When it comes to child pornography, most would agree that viewing any child porn is sufficient for an entire lifetime. But in a case decided Monday, the Third Circuit determined that a jury didn't see too much child porn to be unfairly prejudiced.

Where does the Third Circuit draw the line between prejudice and probative value when it comes to child pornography?

Conviction for Child Porn

Pennsylvania resident Craig Alan Finley was convicted in federal court on child pornography charges including the distribution of "material depicting the sexual exploitation of a minor." Because of his collection of more than 30,000 child porn images and videos, he was sentenced to 50 years in prison with a lifetime of supervised release.

During Finley's trial, the prosecution showed the jury 11 videos and two images from Finley's collection. Each contained graphic images of children, with some showing young boys "being anally raped and crying." The court allowed all 11 videos to be shown to the jury.

Court's Rule 403 Discretion

As a reminder, under the Federal Rules of Evidence (FRE 403), courts can exclude evidence that is unfairly prejudicial or cumulative as long as its prejudice substantially outweighs the evidence's probative value.

The Third Circuit in Finley notes that as long as the court gives a reason for allowing evidence, which evinces some balancing of prejudice and probative value, in the face of a FRE 403 objection, they will typically affirm the lower court's ruling.
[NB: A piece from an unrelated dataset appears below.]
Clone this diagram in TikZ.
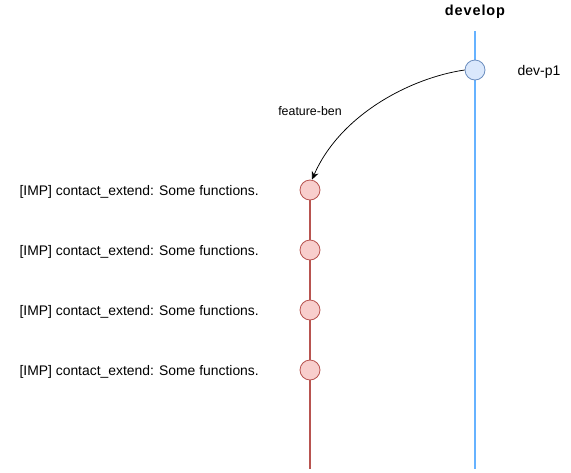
\documentclass[tikz,border=0pt]{standalone}
\usepackage{fontspec}
\setmainfont{Liberation Sans}
\usetikzlibrary{arrows.meta}
\definecolor{devline}{HTML}{66B2FF}
\definecolor{bluefill}{HTML}{DAE8FC}
\definecolor{bluedraw}{HTML}{6C8EBF}
\definecolor{redfill}{HTML}{F8CECC}
\definecolor{reddraw}{HTML}{B85450}
\begin{document}
\begin{tikzpicture}[x=1pt,y=-1pt,
  bluecommit/.style={circle,draw=bluedraw,fill=bluefill,line width=0.8pt,minimum size=20pt,inner sep=0pt},
  redcommit/.style={circle,draw=reddraw,fill=redfill,line width=0.8pt,minimum size=20pt,inner sep=0pt},
  msg/.style={anchor=east,font=\fontsize{13.9}{16}\selectfont,inner sep=0pt},
  lbl/.style={font=\fontsize{14}{16}\selectfont,inner sep=0pt}]
\useasboundingbox (0,0) rectangle (571,472);
% branch lines
\coordinate (devtop) at (475,31);
\coordinate (devbot) at (475,469);
\coordinate (redbot) at (310,469);
\draw[devline,line width=2pt] (devtop) -- (devbot);
\draw[reddraw,line width=2pt] (310,190) -- (redbot);
% commits
\node[bluecommit] (dev1) at (475,70) {};
\node[redcommit] (r1) at (310,190) {};
\node[redcommit] (r2) at (310,250) {};
\node[redcommit] (r3) at (310,310) {};
\node[redcommit] (r4) at (310,370) {};
% labels
\node[font=\bfseries\fontsize{14.5}{16}\selectfont,inner sep=0pt] (devlbl) at (475,12) {\addfontfeature{LetterSpace=6}develop};
\node[lbl] (devp1) at (539,72) {dev-p1};
\node[font=\fontsize{12.4}{14}\selectfont,inner sep=0pt] (fb) at (310,111) {feature-ben};
\node[msg] (m1) at (259,191.5) {[IMP] contact\_extend: Some functions.};
\node[msg] (m2) at (259,251.5) {[IMP] contact\_extend: Some functions.};
\node[msg] (m3) at (259,311.5) {[IMP] contact\_extend: Some functions.};
\node[msg] (m4) at (259,371.5) {[IMP] contact\_extend: Some functions.};
% branch-off arrow
\draw[-{Stealth[length=8pt,width=7pt]},line width=0.75pt] (dev1.west) .. controls (410,78) and (340,115) .. ([xshift=2pt]r1.north);
\end{tikzpicture}
\end{document}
Although the trial court wasn't as effusive as the Third Circuit would prefer, it did proffer some explanation of its FRE 403 analysis. So the Finley court affirmed the lower court's decisions to allow the videos into evidence.

Probative Value of Videos in General

The key to these FRE 403 rulings was that the prosecution is entitled to prove up the elements of the charged crimes. In this case, the allegation that Finley "knowingly" distributed child porn could be proven by displaying the videos which were then identified as child porn.

The Third Circuit noted that the defense offering to stipulate that the videos were child porn was not dispositive; the prosecution was still allowed to present its evidence in a way that showed a narrative to the jury, even if that narrative involved graphic images.

Similarly, there is not a per se limit to how many videos can be presented if a judge, after reviewing the tapes first, decides that there is still probative value to showing the child porn videos to the jury.

Bottom Line: As long as a judge determines a jury won't be unfairly prejudiced, there is no upper limit to how much child porn can be shown.